I left the house with tears streaming down my face just thinking of these three things I had to get. I didn’t think I could bear the pain and then when I turned the first corner — low and behold — there was a full rainbow in brilliant hues right in front of me. I cried even harder but my sad tears had turned to joy. Rainbow tears streaming down my face in gratitude for this most beautiful sign from my loved one. It was going to be all right, I thought.

After driving all over the place to get these necessary things, I headed home. I needed to fill out the claim forms and send in to the insurance company. I got home, sat at my desk and spread these three documents in front of me. On the left the birth certificate, on the right the death certificate and in the middle our marriage license. It spoke volumes to me. It was his whole life from beginning to end with me in between. A new set of tears sprang to my eyes. This was going to be harder than I thought.

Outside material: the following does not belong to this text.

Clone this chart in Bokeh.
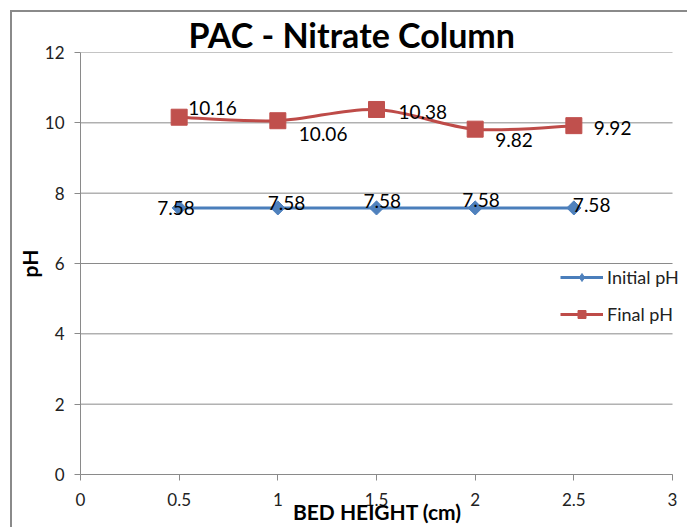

I packed everything up in an envelope. One tiny envelope containing the three things that spanned 68 years. It should have been volumes and volumes and I guess it was, at least in my mind, but it seemed so small and he was so large.

I arrived at the post office in my little town where I know all the postal workers because I am in there quite frequently. They greeted me with smiles, gave me hugs and inquired how I was doing. The tears stopped and I felt loved. I mean, really, when your local post office treats you that way, you have got to know that you are special.

The day ended. I was glad it was over. And today is a new day.